*DATASET EXTRACT:*

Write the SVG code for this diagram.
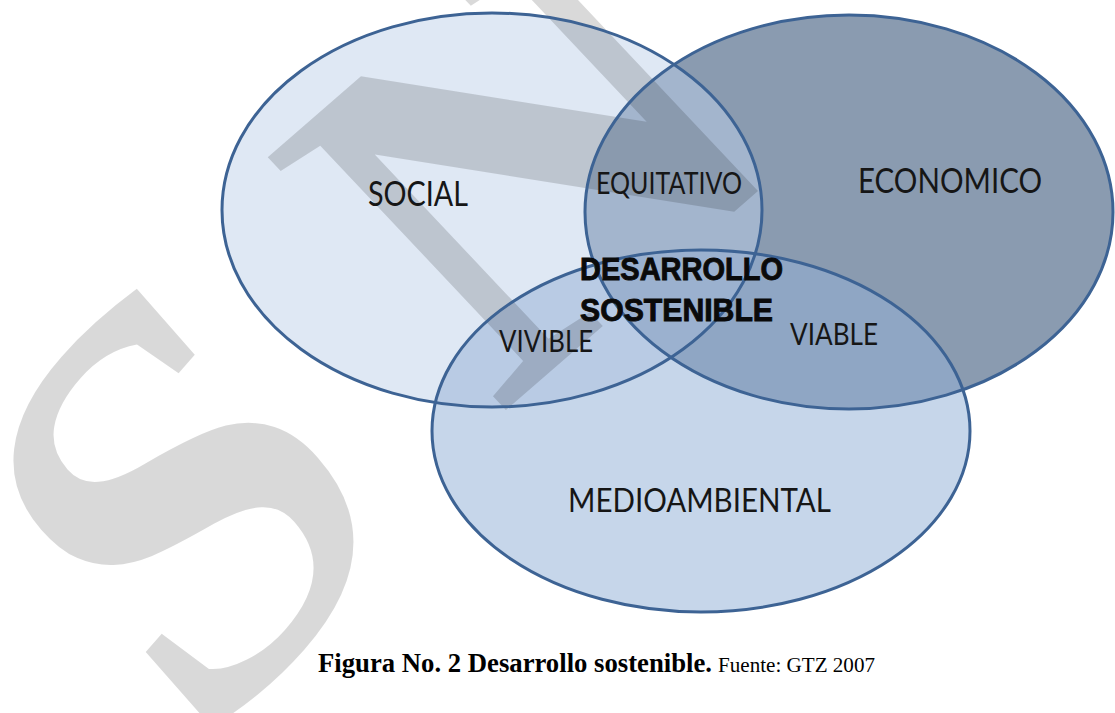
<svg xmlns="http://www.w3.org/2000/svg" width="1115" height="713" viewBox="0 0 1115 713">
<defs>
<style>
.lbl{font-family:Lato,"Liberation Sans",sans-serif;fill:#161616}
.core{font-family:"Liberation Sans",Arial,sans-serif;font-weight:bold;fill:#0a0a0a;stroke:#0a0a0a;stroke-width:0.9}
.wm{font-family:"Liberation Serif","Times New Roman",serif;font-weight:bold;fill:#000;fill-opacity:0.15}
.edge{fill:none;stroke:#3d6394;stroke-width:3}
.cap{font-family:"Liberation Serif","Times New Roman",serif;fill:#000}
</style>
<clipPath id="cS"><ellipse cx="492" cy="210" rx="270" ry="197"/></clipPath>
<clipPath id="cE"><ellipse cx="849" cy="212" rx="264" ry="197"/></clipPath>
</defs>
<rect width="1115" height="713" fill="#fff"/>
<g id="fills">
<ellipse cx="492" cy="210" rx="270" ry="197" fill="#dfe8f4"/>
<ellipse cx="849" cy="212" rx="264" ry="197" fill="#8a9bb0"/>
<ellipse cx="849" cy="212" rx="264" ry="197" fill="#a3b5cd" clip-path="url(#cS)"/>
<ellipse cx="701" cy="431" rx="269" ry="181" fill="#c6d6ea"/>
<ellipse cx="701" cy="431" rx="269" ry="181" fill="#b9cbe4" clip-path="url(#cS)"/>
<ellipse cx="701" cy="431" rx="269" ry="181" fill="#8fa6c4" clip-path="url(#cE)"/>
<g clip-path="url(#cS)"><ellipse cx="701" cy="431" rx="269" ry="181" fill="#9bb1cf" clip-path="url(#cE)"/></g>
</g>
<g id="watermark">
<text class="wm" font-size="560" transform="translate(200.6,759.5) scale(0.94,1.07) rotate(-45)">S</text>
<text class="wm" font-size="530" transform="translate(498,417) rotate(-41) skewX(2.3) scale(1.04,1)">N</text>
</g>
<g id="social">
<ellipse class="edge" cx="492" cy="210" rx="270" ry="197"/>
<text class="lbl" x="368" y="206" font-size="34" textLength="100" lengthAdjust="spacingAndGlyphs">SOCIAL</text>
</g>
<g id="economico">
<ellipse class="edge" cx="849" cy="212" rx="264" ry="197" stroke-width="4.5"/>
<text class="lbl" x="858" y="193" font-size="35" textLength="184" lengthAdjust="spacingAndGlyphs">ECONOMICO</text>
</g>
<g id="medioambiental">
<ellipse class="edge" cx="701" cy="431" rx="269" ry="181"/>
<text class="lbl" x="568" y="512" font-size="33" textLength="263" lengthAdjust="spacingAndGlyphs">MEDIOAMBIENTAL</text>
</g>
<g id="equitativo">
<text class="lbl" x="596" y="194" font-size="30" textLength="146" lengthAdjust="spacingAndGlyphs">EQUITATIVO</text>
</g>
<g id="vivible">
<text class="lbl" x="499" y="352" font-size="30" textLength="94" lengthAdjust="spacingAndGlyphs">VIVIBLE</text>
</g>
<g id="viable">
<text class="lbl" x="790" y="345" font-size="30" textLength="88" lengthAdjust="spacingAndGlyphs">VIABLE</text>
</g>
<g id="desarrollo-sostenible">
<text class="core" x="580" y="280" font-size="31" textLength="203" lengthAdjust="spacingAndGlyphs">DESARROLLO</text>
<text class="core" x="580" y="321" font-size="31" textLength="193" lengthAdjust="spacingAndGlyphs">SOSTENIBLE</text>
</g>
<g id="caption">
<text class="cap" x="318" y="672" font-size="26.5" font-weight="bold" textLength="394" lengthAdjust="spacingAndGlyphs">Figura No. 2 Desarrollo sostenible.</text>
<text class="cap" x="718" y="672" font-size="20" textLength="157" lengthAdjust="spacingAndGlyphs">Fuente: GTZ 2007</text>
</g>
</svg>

*BRIEF:* Reproduce the listing word for word and omit its pictures.

*THE OUTPUT:*
Write the SVG code for this diagram.
<svg xmlns="http://www.w3.org/2000/svg" width="1115" height="713" viewBox="0 0 1115 713">
<defs>
<style>
.lbl{font-family:Lato,"Liberation Sans",sans-serif;fill:#161616}
.core{font-family:"Liberation Sans",Arial,sans-serif;font-weight:bold;fill:#0a0a0a;stroke:#0a0a0a;stroke-width:0.9}
.wm{font-family:"Liberation Serif","Times New Roman",serif;font-weight:bold;fill:#000;fill-opacity:0.15}
.edge{fill:none;stroke:#3d6394;stroke-width:3}
.cap{font-family:"Liberation Serif","Times New Roman",serif;fill:#000}
</style>
<clipPath id="cS"><ellipse cx="492" cy="210" rx="270" ry="197"/></clipPath>
<clipPath id="cE"><ellipse cx="849" cy="212" rx="264" ry="197"/></clipPath>
</defs>
<rect width="1115" height="713" fill="#fff"/>
<g id="fills">
<ellipse cx="492" cy="210" rx="270" ry="197" fill="#dfe8f4"/>
<ellipse cx="849" cy="212" rx="264" ry="197" fill="#8a9bb0"/>
<ellipse cx="849" cy="212" rx="264" ry="197" fill="#a3b5cd" clip-path="url(#cS)"/>
<ellipse cx="701" cy="431" rx="269" ry="181" fill="#c6d6ea"/>
<ellipse cx="701" cy="431" rx="269" ry="181" fill="#b9cbe4" clip-path="url(#cS)"/>
<ellipse cx="701" cy="431" rx="269" ry="181" fill="#8fa6c4" clip-path="url(#cE)"/>
<g clip-path="url(#cS)"><ellipse cx="701" cy="431" rx="269" ry="181" fill="#9bb1cf" clip-path="url(#cE)"/></g>
</g>
<g id="watermark">
<text class="wm" font-size="560" transform="translate(200.6,759.5) scale(0.94,1.07) rotate(-45)">S</text>
<text class="wm" font-size="530" transform="translate(498,417) rotate(-41) skewX(2.3) scale(1.04,1)">N</text>
</g>
<g id="social">
<ellipse class="edge" cx="492" cy="210" rx="270" ry="197"/>
<text class="lbl" x="368" y="206" font-size="34" textLength="100" lengthAdjust="spacingAndGlyphs">SOCIAL</text>
</g>
<g id="economico">
<ellipse class="edge" cx="849" cy="212" rx="264" ry="197" stroke-width="4.5"/>
<text class="lbl" x="858" y="193" font-size="35" textLength="184" lengthAdjust="spacingAndGlyphs">ECONOMICO</text>
</g>
<g id="medioambiental">
<ellipse class="edge" cx="701" cy="431" rx="269" ry="181"/>
<text class="lbl" x="568" y="512" font-size="33" textLength="263" lengthAdjust="spacingAndGlyphs">MEDIOAMBIENTAL</text>
</g>
<g id="equitativo">
<text class="lbl" x="596" y="194" font-size="30" textLength="146" lengthAdjust="spacingAndGlyphs">EQUITATIVO</text>
</g>
<g id="vivible">
<text class="lbl" x="499" y="352" font-size="30" textLength="94" lengthAdjust="spacingAndGlyphs">VIVIBLE</text>
</g>
<g id="viable">
<text class="lbl" x="790" y="345" font-size="30" textLength="88" lengthAdjust="spacingAndGlyphs">VIABLE</text>
</g>
<g id="desarrollo-sostenible">
<text class="core" x="580" y="280" font-size="31" textLength="203" lengthAdjust="spacingAndGlyphs">DESARROLLO</text>
<text class="core" x="580" y="321" font-size="31" textLength="193" lengthAdjust="spacingAndGlyphs">SOSTENIBLE</text>
</g>
<g id="caption">
<text class="cap" x="318" y="672" font-size="26.5" font-weight="bold" textLength="394" lengthAdjust="spacingAndGlyphs">Figura No. 2 Desarrollo sostenible.</text>
<text class="cap" x="718" y="672" font-size="20" textLength="157" lengthAdjust="spacingAndGlyphs">Fuente: GTZ 2007</text>
</g>
</svg>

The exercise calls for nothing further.